══ Data segment ══

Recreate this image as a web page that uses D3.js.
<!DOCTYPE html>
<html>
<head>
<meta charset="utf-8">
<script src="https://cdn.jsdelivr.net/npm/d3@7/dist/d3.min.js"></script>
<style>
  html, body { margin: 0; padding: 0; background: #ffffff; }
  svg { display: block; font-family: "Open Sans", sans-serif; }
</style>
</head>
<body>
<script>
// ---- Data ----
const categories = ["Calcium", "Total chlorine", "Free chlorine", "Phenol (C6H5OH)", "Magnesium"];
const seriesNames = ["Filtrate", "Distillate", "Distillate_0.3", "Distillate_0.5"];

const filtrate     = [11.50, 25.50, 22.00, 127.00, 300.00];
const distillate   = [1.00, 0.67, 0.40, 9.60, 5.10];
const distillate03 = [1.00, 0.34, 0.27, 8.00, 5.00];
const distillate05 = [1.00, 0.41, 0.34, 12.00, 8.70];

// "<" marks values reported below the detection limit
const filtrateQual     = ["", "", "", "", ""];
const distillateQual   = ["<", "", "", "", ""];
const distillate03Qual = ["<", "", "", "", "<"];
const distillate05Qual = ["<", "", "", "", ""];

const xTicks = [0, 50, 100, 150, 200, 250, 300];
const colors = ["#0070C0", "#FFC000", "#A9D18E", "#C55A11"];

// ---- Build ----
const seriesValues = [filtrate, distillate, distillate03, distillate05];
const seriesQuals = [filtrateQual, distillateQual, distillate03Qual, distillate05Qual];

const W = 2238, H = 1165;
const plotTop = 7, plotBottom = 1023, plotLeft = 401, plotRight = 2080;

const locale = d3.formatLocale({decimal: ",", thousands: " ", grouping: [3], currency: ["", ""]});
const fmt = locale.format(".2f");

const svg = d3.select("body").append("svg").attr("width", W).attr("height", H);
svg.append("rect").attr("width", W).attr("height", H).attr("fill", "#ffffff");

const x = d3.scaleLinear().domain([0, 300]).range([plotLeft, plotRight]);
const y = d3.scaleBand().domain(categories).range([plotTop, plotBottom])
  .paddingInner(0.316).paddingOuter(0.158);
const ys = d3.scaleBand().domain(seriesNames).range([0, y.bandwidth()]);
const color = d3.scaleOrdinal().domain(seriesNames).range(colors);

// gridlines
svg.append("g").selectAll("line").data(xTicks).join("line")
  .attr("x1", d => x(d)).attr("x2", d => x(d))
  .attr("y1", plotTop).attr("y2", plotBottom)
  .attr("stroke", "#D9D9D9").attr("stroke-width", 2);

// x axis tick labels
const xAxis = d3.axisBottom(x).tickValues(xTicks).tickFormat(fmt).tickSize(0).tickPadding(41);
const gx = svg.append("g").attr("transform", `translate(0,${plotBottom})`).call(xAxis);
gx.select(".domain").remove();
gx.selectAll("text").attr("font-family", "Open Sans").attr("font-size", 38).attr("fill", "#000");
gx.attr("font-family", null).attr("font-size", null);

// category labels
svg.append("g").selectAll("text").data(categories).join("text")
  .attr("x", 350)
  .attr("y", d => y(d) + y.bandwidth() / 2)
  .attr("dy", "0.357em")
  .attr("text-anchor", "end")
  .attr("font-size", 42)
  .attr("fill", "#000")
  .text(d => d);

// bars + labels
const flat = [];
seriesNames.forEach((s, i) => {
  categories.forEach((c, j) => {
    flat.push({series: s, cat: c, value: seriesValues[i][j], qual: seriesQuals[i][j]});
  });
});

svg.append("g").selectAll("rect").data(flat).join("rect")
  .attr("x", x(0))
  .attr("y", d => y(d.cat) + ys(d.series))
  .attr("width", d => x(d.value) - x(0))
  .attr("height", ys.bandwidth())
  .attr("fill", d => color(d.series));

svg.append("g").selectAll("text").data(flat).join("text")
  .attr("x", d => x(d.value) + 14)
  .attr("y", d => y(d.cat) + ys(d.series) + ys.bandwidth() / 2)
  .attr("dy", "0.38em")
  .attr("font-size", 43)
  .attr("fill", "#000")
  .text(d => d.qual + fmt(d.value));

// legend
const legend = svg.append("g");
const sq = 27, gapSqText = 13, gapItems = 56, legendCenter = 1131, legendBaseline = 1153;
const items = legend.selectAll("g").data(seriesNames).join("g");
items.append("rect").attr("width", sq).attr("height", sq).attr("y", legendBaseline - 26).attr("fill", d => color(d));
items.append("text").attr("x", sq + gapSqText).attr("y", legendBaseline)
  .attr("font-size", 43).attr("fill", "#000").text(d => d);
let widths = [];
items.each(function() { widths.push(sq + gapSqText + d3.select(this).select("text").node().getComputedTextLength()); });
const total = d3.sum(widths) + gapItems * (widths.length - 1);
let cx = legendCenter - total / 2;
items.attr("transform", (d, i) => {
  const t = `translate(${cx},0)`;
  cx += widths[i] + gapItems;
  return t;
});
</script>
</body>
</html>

═══

◆ **Set exercise**:
Every line that holds the string "this" should be returned.

◆ **Output of the task**:
Recreate this image as a web page that uses D3.js.
items.each(function() { widths.push(sq + gapSqText + d3.select(this).select("text").node().getComputedTextLength()); });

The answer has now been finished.